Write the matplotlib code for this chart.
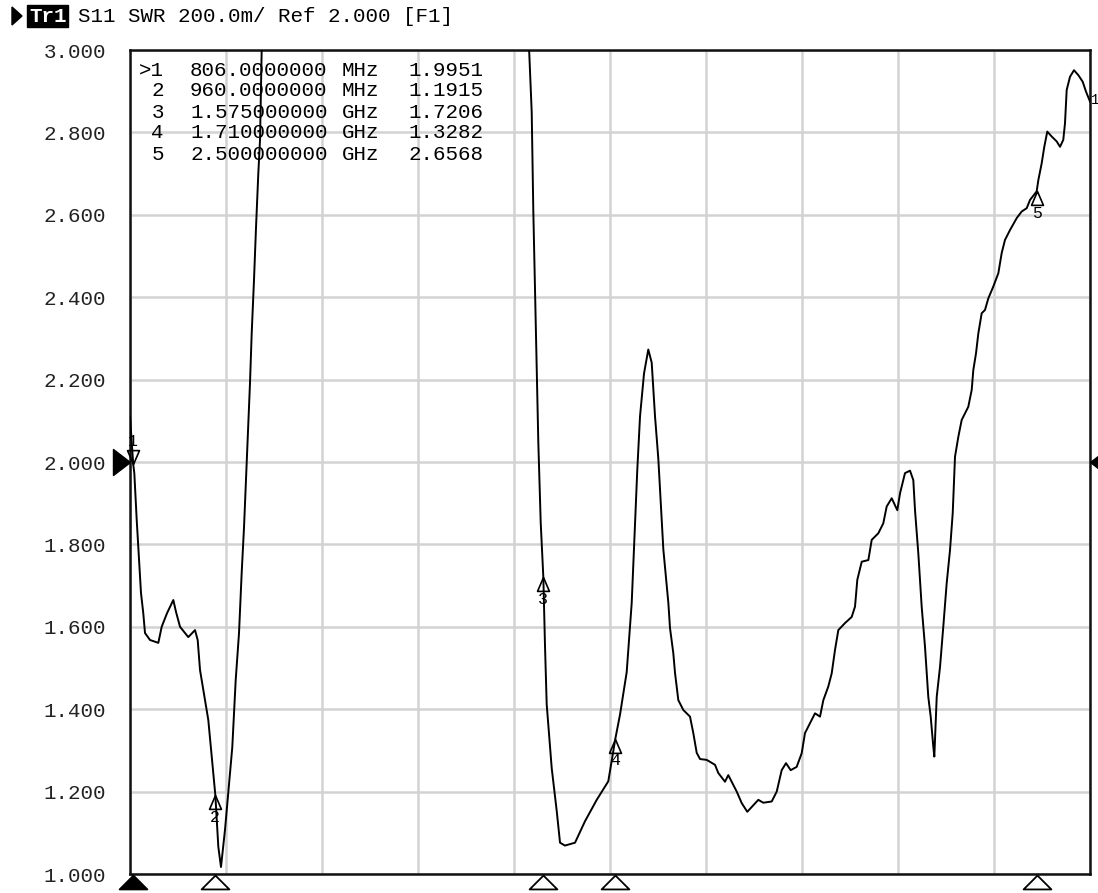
import matplotlib
matplotlib.use("Agg")
import matplotlib.pyplot as plt
from matplotlib.transforms import Affine2D, blended_transform_factory, ScaledTranslation
from matplotlib.patches import Polygon
import numpy as np

# ---------------- data ----------------
f_start, f_stop = 800.0, 2600.0          # MHz
swr_min, swr_max = 1.0, 3.0
ref_value = 2.0

freq_mhz = [
    800.0, 803.2, 806.0, 808.1, 812.6, 816.9, 820.6, 824.9, 828.1, 837.5,
    853.1, 859.4, 869.4, 881.2, 886.3, 893.8, 909.3, 921.9, 926.9, 931.3,
    940.6, 946.8, 954.3, 960.0, 965.6, 970.6, 978.1, 984.3, 991.8, 998.2,
    1004.4, 1009.4, 1013.8, 1016.9, 1020.7, 1025.0, 1028.2, 1032.5, 1036.3, 1040.6,
    1043.8, 1046.9, 1055.0, 1080.0, 1150.0, 1300.0, 1450.0, 1520.0, 1540.0, 1548.7,
    1553.2, 1556.2, 1559.4, 1562.6, 1565.6, 1570.1, 1575.0, 1578.1, 1581.3, 1590.7,
    1600.1, 1606.3, 1615.6, 1634.4, 1653.1, 1675.1, 1696.8, 1710.0, 1718.8, 1731.3,
    1740.7, 1746.9, 1751.2, 1756.3, 1763.8, 1771.8, 1778.2, 1784.4, 1790.6, 1800.0,
    1809.4, 1812.5, 1818.7, 1821.9, 1828.1, 1837.5, 1850.0, 1856.2, 1862.6, 1868.8,
    1881.3, 1896.9, 1903.1, 1915.6, 1921.8, 1928.2, 1937.6, 1947.0, 1957.4, 1968.7,
    1978.1, 1987.4, 2003.2, 2012.6, 2021.9, 2030.0, 2038.8, 2050.0, 2059.4, 2065.6,
    2075.0, 2084.4, 2093.8, 2100.0, 2109.3, 2115.7, 2121.9, 2128.1, 2140.6, 2153.2,
    2159.4, 2163.7, 2172.0, 2184.4, 2190.7, 2203.1, 2212.4, 2218.8, 2228.2, 2238.7,
    2243.8, 2253.1, 2262.5, 2268.7, 2271.9, 2278.1, 2284.4, 2290.6, 2296.8, 2301.3,
    2306.2, 2308.1, 2312.6, 2318.8, 2324.9, 2331.3, 2337.5, 2342.6, 2346.9, 2353.1,
    2359.4, 2371.8, 2378.2, 2381.2, 2386.3, 2390.6, 2396.9, 2403.1, 2409.3, 2418.7,
    2428.1, 2434.4, 2440.6, 2450.0, 2462.6, 2471.9, 2481.3, 2487.5, 2500.0, 2503.1,
    2509.4, 2514.3, 2519.9, 2528.2, 2537.6, 2543.8, 2549.9, 2553.1, 2556.3, 2562.5,
    2570.0, 2578.1, 2586.3, 2592.5, 2600.0,
]
swr = [
    2.11, 2.05, 1.9951, 1.973, 1.859, 1.762, 1.682, 1.633, 1.585, 1.568,
    1.561, 1.600, 1.633, 1.665, 1.636, 1.600, 1.575, 1.592, 1.568, 1.495,
    1.422, 1.374, 1.269, 1.1915, 1.066, 1.017, 1.107, 1.197, 1.308, 1.471,
    1.585, 1.731, 1.842, 1.939, 2.061, 2.192, 2.313, 2.442, 2.570, 2.701,
    2.782, 3.0, 3.3, 3.9, 4.6, 5.0, 4.4, 3.6, 3.2, 2.99,
    2.849, 2.61, 2.422, 2.241, 2.047, 1.852, 1.7206, 1.555, 1.412, 1.257,
    1.153, 1.076, 1.069, 1.076, 1.128, 1.18, 1.225, 1.3282, 1.387, 1.49,
    1.658, 1.852, 1.982, 2.111, 2.215, 2.273, 2.241, 2.111, 2.008, 1.788,
    1.658, 1.597, 1.536, 1.488, 1.422, 1.398, 1.382, 1.342, 1.294, 1.279,
    1.277, 1.265, 1.245, 1.224, 1.24, 1.224, 1.2, 1.172, 1.151, 1.167,
    1.18, 1.173, 1.176, 1.2, 1.252, 1.269, 1.252, 1.26, 1.293, 1.342,
    1.366, 1.39, 1.382, 1.422, 1.455, 1.487, 1.544, 1.592, 1.609, 1.624,
    1.649, 1.714, 1.758, 1.762, 1.811, 1.827, 1.851, 1.892, 1.912, 1.883,
    1.924, 1.973, 1.979, 1.956, 1.883, 1.778, 1.649, 1.552, 1.43, 1.382,
    1.309, 1.285, 1.43, 1.503, 1.6, 1.706, 1.786, 1.876, 2.013, 2.061,
    2.102, 2.134, 2.175, 2.223, 2.264, 2.312, 2.361, 2.369, 2.397, 2.426,
    2.458, 2.507, 2.539, 2.563, 2.592, 2.608, 2.616, 2.636, 2.6568, 2.684,
    2.725, 2.765, 2.802, 2.79, 2.778, 2.765, 2.782, 2.822, 2.903, 2.935,
    2.951, 2.939, 2.923, 2.899, 2.875,
]

marker_ids = ["1", "2", "3", "4", "5"]
marker_freq_mhz = [806.0, 960.0, 1575.0, 1710.0, 2500.0]
marker_swr = [1.9951, 1.1915, 1.7206, 1.3282, 2.6568]
marker_freq_text = ["806.0000000", "960.0000000", "1.575000000", "1.710000000", "2.500000000"]
marker_unit = ["MHz", "MHz", "GHz", "GHz", "GHz"]
marker_value_text = ["1.9951", "1.1915", "1.7206", "1.3282", "2.6568"]
active_marker = 0

ytick_values = [1.0, 1.2, 1.4, 1.6, 1.8, 2.0, 2.2, 2.4, 2.6, 2.8, 3.0]
ytick_labels = ["1.000", "1.200", "1.400", "1.600", "1.800", "2.000",
                "2.200", "2.400", "2.600", "2.800", "3.000"]
trace_tag = "Tr1"
trace_number = "1"
title_text = "S11 SWR 200.0m/ Ref 2.000 [F1]"

# ---------------- figure ----------------
W, H = 1098, 893
fig = plt.figure(figsize=(W / 100, H / 100), dpi=100)
px = Affine2D().scale(1, -1).translate(0, H)   # pixel coords, origin top-left
FONT = ["Liberation Mono", "DejaVu Sans Mono"]

L, R, T, B = 130, 1090, 50, 874
ax = fig.add_axes([L / W, 1 - B / H, (R - L) / W, (B - T) / H])
ax.plot(freq_mhz, swr, color="black", lw=1.4, zorder=3)
ax.set_xlim(f_start, f_stop)
ax.set_ylim(swr_min, swr_max)
ax.set_xticks(np.linspace(f_start, f_stop, 11))
ax.set_yticks(ytick_values)
ax.set_yticklabels(ytick_labels, fontfamily=FONT, fontsize=15, color="#222222")
ax.tick_params(axis="both", length=0, pad=17)
ax.tick_params(axis="x", labelbottom=False)
ax.grid(True, color="#d2d2d2", lw=1.8)
ax.set_axisbelow(True)
for s in ax.spines.values():
    s.set_linewidth(1.8)
    s.set_color("#111111")

# markers on trace
up_tri = [(0, 0), (-6, -14), (6, -14), (0, 0)]
down_tri = [(0, 0), (-6, 14), (6, 14), (0, 0)]
for i, (mf, ms_, mid) in enumerate(zip(marker_freq_mhz, marker_swr, marker_ids)):
    if i == active_marker:
        ax.plot([mf], [ms_], marker=down_tri, ms=20, mfc="none", mec="black",
                mew=1.2, ls="none", zorder=4, clip_on=False)
        ax.annotate(mid, (mf, ms_), xytext=(0, 23), textcoords="offset pixels",
                    ha="center", va="center", fontfamily=FONT, fontsize=12)
    else:
        ax.plot([mf], [ms_], marker=up_tri, ms=20, mfc="none", mec="black",
                mew=1.2, ls="none", zorder=4, clip_on=False)
        ax.annotate(mid, (mf, ms_), xytext=(0, -22), textcoords="offset pixels",
                    ha="center", va="center", fontfamily=FONT, fontsize=12)

# marker indicators below the axis
bottom_tri = [(0, 0.5), (-1, -0.5), (1, -0.5), (0, 0.5)]
btrans = blended_transform_factory(ax.transData, ax.transAxes) + \
    ScaledTranslation(0, -7.5 / 100, fig.dpi_scale_trans)
for i, mf in enumerate(marker_freq_mhz):
    fc = "black" if i == active_marker else "white"
    ax.plot([mf], [0], marker=bottom_tri, ms=20, mfc=fc, mec="black", mew=1.3,
            ls="none", transform=btrans, clip_on=False, zorder=5)

# reference level indicators
ref_l = [(0, 0), (-17, 13), (-17, -13), (0, 0)]
ref_r = [(0, 0), (17, 13), (17, -13), (0, 0)]
rtrans = blended_transform_factory(ax.transAxes, ax.transData)
ax.plot([0], [ref_value], marker=ref_l, ms=24.5, color="black", ls="none",
        transform=rtrans, clip_on=False, zorder=5)
ax.plot([1], [ref_value], marker=ref_r, ms=24.5, color="black", ls="none",
        transform=rtrans, clip_on=False, zorder=5)

# trace tag on the right edge
fig.text(1091, 100, trace_number, transform=px, ha="left", va="center",
         fontfamily=FONT, fontsize=10)

# marker table
row_y0, row_dy = 70, 21
for i in range(len(marker_ids)):
    y = row_y0 + i * row_dy
    tag = (">" if i == active_marker else "") + marker_ids[i]
    fig.text(164, y, tag, transform=px, ha="right", va="center",
             fontfamily=FONT, fontsize=15)
    fig.text(190, y, marker_freq_text[i], transform=px, ha="left", va="center",
             fontfamily=FONT, fontsize=15)
    fig.text(342, y, marker_unit[i], transform=px, ha="left", va="center",
             fontfamily=FONT, fontsize=15)
    fig.text(483, y, marker_value_text[i], transform=px, ha="right", va="center",
             fontfamily=FONT, fontsize=15)

# header line
fig.add_artist(Polygon([(12, 7), (22, 16), (12, 25)], closed=True,
                       transform=px, facecolor="black", edgecolor="black"))
fig.text(29, 16, trace_tag, transform=px, ha="left", va="center", color="white",
         fontfamily=FONT, fontsize=15, fontweight="bold",
         bbox=dict(boxstyle="square,pad=0.08", fc="black", ec="black"))
fig.text(78, 16, title_text, transform=px, ha="left", va="center",
         fontfamily=FONT, fontsize=15)

fig.savefig("out.png", dpi=100, facecolor="white")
◆ ◆ ◆ ◆ ◆ ◆ ◆
Instructions to follow:
Skip the pictures, please, and transcribe only the lines from the beginning of the material through the one that contains "ref_value = 2.0".

Full solution:
Write the matplotlib code for this chart.
import matplotlib
matplotlib.use("Agg")
import matplotlib.pyplot as plt
from matplotlib.transforms import Affine2D, blended_transform_factory, ScaledTranslation
from matplotlib.patches import Polygon
import numpy as np

# ---------------- data ----------------
f_start, f_stop = 800.0, 2600.0          # MHz
swr_min, swr_max = 1.0, 3.0
ref_value = 2.0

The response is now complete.